* [Task details]
Exact reproduction is required for all entries.

───── Given records ─────

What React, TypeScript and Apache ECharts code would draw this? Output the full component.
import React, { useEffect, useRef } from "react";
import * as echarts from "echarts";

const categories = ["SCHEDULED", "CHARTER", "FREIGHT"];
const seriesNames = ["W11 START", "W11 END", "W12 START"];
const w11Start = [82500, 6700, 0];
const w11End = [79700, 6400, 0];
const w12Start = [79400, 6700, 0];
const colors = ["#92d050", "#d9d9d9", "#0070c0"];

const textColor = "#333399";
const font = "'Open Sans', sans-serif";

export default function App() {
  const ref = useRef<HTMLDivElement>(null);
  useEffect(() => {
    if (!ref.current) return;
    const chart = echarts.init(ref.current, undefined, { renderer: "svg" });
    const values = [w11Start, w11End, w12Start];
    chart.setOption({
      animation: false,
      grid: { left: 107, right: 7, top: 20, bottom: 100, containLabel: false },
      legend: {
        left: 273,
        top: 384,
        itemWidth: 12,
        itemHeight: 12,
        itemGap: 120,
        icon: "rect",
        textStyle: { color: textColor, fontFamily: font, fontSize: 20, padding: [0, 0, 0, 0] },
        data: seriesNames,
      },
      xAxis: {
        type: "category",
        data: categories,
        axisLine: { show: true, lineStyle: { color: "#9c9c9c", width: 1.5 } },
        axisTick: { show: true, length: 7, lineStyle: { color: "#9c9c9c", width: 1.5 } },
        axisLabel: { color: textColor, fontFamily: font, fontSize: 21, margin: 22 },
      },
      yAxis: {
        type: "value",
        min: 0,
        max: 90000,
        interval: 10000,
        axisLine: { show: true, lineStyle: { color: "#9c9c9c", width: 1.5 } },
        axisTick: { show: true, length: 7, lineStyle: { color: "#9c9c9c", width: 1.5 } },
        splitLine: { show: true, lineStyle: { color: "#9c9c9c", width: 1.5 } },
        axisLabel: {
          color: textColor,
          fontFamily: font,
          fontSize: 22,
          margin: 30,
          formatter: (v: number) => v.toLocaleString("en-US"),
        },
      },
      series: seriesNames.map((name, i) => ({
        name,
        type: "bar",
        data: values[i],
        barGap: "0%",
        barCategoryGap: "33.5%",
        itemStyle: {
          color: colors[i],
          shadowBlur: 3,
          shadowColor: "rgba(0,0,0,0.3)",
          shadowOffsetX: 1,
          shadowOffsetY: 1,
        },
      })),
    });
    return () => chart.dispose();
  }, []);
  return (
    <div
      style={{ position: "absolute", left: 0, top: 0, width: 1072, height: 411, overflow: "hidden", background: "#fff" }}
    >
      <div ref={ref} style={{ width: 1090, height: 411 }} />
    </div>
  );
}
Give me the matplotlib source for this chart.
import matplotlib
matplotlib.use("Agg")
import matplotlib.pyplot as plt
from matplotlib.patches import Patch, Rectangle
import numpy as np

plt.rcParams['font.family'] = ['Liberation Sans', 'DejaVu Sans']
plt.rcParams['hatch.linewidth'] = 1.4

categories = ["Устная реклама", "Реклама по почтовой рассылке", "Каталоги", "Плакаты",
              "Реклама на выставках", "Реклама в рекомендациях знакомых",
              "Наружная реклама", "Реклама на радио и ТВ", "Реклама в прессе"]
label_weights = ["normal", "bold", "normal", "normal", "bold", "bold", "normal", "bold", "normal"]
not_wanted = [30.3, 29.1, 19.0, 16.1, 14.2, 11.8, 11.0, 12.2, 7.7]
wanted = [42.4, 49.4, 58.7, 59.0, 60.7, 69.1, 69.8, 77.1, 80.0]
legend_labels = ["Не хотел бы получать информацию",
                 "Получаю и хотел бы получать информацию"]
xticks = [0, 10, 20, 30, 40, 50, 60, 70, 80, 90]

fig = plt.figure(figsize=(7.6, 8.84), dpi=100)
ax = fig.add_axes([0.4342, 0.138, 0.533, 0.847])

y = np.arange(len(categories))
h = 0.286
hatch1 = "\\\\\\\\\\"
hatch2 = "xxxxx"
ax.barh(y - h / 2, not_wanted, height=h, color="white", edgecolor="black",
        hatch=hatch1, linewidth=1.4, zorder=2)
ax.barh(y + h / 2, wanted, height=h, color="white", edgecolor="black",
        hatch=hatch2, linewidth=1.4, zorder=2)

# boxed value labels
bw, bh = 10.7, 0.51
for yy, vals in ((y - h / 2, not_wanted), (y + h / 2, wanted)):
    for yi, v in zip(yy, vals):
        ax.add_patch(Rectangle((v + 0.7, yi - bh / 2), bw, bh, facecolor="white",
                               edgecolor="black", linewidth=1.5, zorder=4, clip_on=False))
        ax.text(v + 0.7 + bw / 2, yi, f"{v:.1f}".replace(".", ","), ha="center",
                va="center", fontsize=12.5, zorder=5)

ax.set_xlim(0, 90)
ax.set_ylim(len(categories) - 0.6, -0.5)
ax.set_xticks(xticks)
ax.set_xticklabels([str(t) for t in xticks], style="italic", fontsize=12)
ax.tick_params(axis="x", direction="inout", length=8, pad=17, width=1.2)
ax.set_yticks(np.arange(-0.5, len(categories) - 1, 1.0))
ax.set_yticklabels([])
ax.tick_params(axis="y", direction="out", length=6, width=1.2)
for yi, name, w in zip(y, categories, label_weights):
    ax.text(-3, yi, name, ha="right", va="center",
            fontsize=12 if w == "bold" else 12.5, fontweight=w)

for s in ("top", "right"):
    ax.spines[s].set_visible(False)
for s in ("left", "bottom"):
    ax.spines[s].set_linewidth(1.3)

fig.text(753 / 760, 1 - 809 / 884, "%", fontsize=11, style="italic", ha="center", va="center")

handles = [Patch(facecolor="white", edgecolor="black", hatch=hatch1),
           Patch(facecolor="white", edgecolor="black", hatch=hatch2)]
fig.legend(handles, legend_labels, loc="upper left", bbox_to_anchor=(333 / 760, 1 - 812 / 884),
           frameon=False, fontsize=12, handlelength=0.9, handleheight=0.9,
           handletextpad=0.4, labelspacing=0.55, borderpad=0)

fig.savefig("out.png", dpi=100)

─────

* [Output of the task]
What React, TypeScript and Apache ECharts code would draw this? Output the full component.
import React, { useEffect, useRef } from "react";
import * as echarts from "echarts";

const categories = ["SCHEDULED", "CHARTER", "FREIGHT"];
const seriesNames = ["W11 START", "W11 END", "W12 START"];
const w11Start = [82500, 6700, 0];
const w11End = [79700, 6400, 0];
const w12Start = [79400, 6700, 0];
const colors = ["#92d050", "#d9d9d9", "#0070c0"];

const textColor = "#333399";
const font = "'Open Sans', sans-serif";

export default function App() {
  const ref = useRef<HTMLDivElement>(null);
  useEffect(() => {
    if (!ref.current) return;
    const chart = echarts.init(ref.current, undefined, { renderer: "svg" });
    const values = [w11Start, w11End, w12Start];
    chart.setOption({
      animation: false,
      grid: { left: 107, right: 7, top: 20, bottom: 100, containLabel: false },
      legend: {
        left: 273,
        top: 384,
        itemWidth: 12,
        itemHeight: 12,
        itemGap: 120,
        icon: "rect",
        textStyle: { color: textColor, fontFamily: font, fontSize: 20, padding: [0, 0, 0, 0] },
        data: seriesNames,
      },
      xAxis: {
        type: "category",
        data: categories,
        axisLine: { show: true, lineStyle: { color: "#9c9c9c", width: 1.5 } },
        axisTick: { show: true, length: 7, lineStyle: { color: "#9c9c9c", width: 1.5 } },
        axisLabel: { color: textColor, fontFamily: font, fontSize: 21, margin: 22 },
      },
      yAxis: {
        type: "value",
        min: 0,
        max: 90000,
        interval: 10000,
        axisLine: { show: true, lineStyle: { color: "#9c9c9c", width: 1.5 } },
        axisTick: { show: true, length: 7, lineStyle: { color: "#9c9c9c", width: 1.5 } },
        splitLine: { show: true, lineStyle: { color: "#9c9c9c", width: 1.5 } },
        axisLabel: {
          color: textColor,
          fontFamily: font,
          fontSize: 22,
          margin: 30,
          formatter: (v: number) => v.toLocaleString("en-US"),
        },
      },
      series: seriesNames.map((name, i) => ({
        name,
        type: "bar",
        data: values[i],
        barGap: "0%",
        barCategoryGap: "33.5%",
        itemStyle: {
          color: colors[i],
          shadowBlur: 3,
          shadowColor: "rgba(0,0,0,0.3)",
          shadowOffsetX: 1,
          shadowOffsetY: 1,
        },
      })),
    });
    return () => chart.dispose();
  }, []);
  return (
    <div
      style={{ position: "absolute", left: 0, top: 0, width: 1072, height: 411, overflow: "hidden", background: "#fff" }}
    >
      <div ref={ref} style={{ width: 1090, height: 411 }} />
    </div>
  );
}
Give me the matplotlib source for this chart.
import matplotlib
matplotlib.use("Agg")
import matplotlib.pyplot as plt
from matplotlib.patches import Patch, Rectangle
import numpy as np

plt.rcParams['font.family'] = ['Liberation Sans', 'DejaVu Sans']
plt.rcParams['hatch.linewidth'] = 1.4

categories = ["Устная реклама", "Реклама по почтовой рассылке", "Каталоги", "Плакаты",
              "Реклама на выставках", "Реклама в рекомендациях знакомых",
              "Наружная реклама", "Реклама на радио и ТВ", "Реклама в прессе"]
label_weights = ["normal", "bold", "normal", "normal", "bold", "bold", "normal", "bold", "normal"]
not_wanted = [30.3, 29.1, 19.0, 16.1, 14.2, 11.8, 11.0, 12.2, 7.7]
wanted = [42.4, 49.4, 58.7, 59.0, 60.7, 69.1, 69.8, 77.1, 80.0]
legend_labels = ["Не хотел бы получать информацию",
                 "Получаю и хотел бы получать информацию"]
xticks = [0, 10, 20, 30, 40, 50, 60, 70, 80, 90]

fig = plt.figure(figsize=(7.6, 8.84), dpi=100)
ax = fig.add_axes([0.4342, 0.138, 0.533, 0.847])

y = np.arange(len(categories))
h = 0.286
hatch1 = "\\\\\\\\\\"
hatch2 = "xxxxx"
ax.barh(y - h / 2, not_wanted, height=h, color="white", edgecolor="black",
        hatch=hatch1, linewidth=1.4, zorder=2)
ax.barh(y + h / 2, wanted, height=h, color="white", edgecolor="black",
        hatch=hatch2, linewidth=1.4, zorder=2)

# boxed value labels
bw, bh = 10.7, 0.51
for yy, vals in ((y - h / 2, not_wanted), (y + h / 2, wanted)):
    for yi, v in zip(yy, vals):
        ax.add_patch(Rectangle((v + 0.7, yi - bh / 2), bw, bh, facecolor="white",
                               edgecolor="black", linewidth=1.5, zorder=4, clip_on=False))
        ax.text(v + 0.7 + bw / 2, yi, f"{v:.1f}".replace(".", ","), ha="center",
                va="center", fontsize=12.5, zorder=5)

ax.set_xlim(0, 90)
ax.set_ylim(len(categories) - 0.6, -0.5)
ax.set_xticks(xticks)
ax.set_xticklabels([str(t) for t in xticks], style="italic", fontsize=12)
ax.tick_params(axis="x", direction="inout", length=8, pad=17, width=1.2)
ax.set_yticks(np.arange(-0.5, len(categories) - 1, 1.0))
ax.set_yticklabels([])
ax.tick_params(axis="y", direction="out", length=6, width=1.2)
for yi, name, w in zip(y, categories, label_weights):
    ax.text(-3, yi, name, ha="right", va="center",
            fontsize=12 if w == "bold" else 12.5, fontweight=w)

for s in ("top", "right"):
    ax.spines[s].set_visible(False)
for s in ("left", "bottom"):
    ax.spines[s].set_linewidth(1.3)

fig.text(753 / 760, 1 - 809 / 884, "%", fontsize=11, style="italic", ha="center", va="center")

handles = [Patch(facecolor="white", edgecolor="black", hatch=hatch1),
           Patch(facecolor="white", edgecolor="black", hatch=hatch2)]
fig.legend(handles, legend_labels, loc="upper left", bbox_to_anchor=(333 / 760, 1 - 812 / 884),
           frameon=False, fontsize=12, handlelength=0.9, handleheight=0.9,
           handletextpad=0.4, labelspacing=0.55, borderpad=0)

fig.savefig("out.png", dpi=100)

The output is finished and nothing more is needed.